A common C idiom (before C99) is flexible array fields with array size of one, e.g., arr[1]
. In practice, objects with such array fields have a dynamic size of more than one item, but there is no way of MPX knowing this at compile-time. Thus, MPX attempts to narrow bounds to one-item size whenever arr
is accessed, which leads to false positives. This idiom is frequently seen even in modern programs. Note that the C99-standard arr[0]
is acceptable and does not break programs.
Another common idiom is using a struct field (usually the first field of struct) to access other fields of the struct. Again, this breaks the assumptions of MPX and leads to runtime #BR exceptions. GCC makes an exception for the first field of structs since it is such a popular practice, but ICC is strict and does not have this special rule.
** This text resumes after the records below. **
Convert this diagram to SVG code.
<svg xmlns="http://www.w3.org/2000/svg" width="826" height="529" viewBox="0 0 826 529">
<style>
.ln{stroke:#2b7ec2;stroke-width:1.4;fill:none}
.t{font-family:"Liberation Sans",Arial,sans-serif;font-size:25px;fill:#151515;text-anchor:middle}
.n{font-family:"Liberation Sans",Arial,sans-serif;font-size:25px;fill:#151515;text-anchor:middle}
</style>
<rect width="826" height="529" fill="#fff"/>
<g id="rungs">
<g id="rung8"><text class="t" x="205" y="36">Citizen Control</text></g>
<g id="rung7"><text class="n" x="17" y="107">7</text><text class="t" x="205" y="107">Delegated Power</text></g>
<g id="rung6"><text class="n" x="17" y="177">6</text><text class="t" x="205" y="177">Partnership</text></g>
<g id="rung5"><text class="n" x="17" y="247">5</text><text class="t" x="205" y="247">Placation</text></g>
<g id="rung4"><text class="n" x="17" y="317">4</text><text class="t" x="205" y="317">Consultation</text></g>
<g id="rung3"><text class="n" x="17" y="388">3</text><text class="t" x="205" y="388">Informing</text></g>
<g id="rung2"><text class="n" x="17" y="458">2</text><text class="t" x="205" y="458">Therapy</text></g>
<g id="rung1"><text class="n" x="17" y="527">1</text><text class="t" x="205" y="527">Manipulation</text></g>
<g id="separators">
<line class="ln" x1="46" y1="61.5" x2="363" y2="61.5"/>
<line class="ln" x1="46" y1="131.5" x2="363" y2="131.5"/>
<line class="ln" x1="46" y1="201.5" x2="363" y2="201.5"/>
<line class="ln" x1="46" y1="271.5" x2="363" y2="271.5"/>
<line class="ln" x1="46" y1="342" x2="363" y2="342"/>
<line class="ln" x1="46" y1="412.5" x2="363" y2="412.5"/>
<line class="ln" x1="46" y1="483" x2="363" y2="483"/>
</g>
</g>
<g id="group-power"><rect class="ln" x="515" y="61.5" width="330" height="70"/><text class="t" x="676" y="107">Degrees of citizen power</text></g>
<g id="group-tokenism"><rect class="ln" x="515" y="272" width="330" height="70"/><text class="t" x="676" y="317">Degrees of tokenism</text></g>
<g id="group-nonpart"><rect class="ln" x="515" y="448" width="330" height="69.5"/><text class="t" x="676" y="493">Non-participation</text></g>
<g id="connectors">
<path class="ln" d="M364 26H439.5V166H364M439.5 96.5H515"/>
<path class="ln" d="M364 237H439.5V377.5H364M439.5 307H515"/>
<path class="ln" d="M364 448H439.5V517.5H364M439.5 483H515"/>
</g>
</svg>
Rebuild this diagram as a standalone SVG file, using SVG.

Finally, some programs introduce “memory hacks” for performance, ignoring restrictions of the C memory model completely. The SPEC2006 suite has two such examples:
- gcc has its own complicated memory management with arbitrary type casts and in-pointer bit twiddling, and
- soplex features a scheme that moves objects from one memory region to another by adding an offset to each affected pointer.
Some programs even introduce their own memory-management frameworks with drop-in replacements for malloc
and free
, like Apache with OpenSSL. Both these cases lead to false positives.
Ultimately, all such non-compliant cases must be fixed (indeed, we patched most benchmarks to work under MPX). However, sometime the user may have strong incentives against modifying the original code. In this case, she can opt for slightly worse security guarantees and disable narrowing of bounds via a fno-chkp-narrow-bounds
flag. Another non-intrusive alternative is to mark objects that must not be narrowed (e.g., flexible arrays) with a special MPX-related compiler attribute.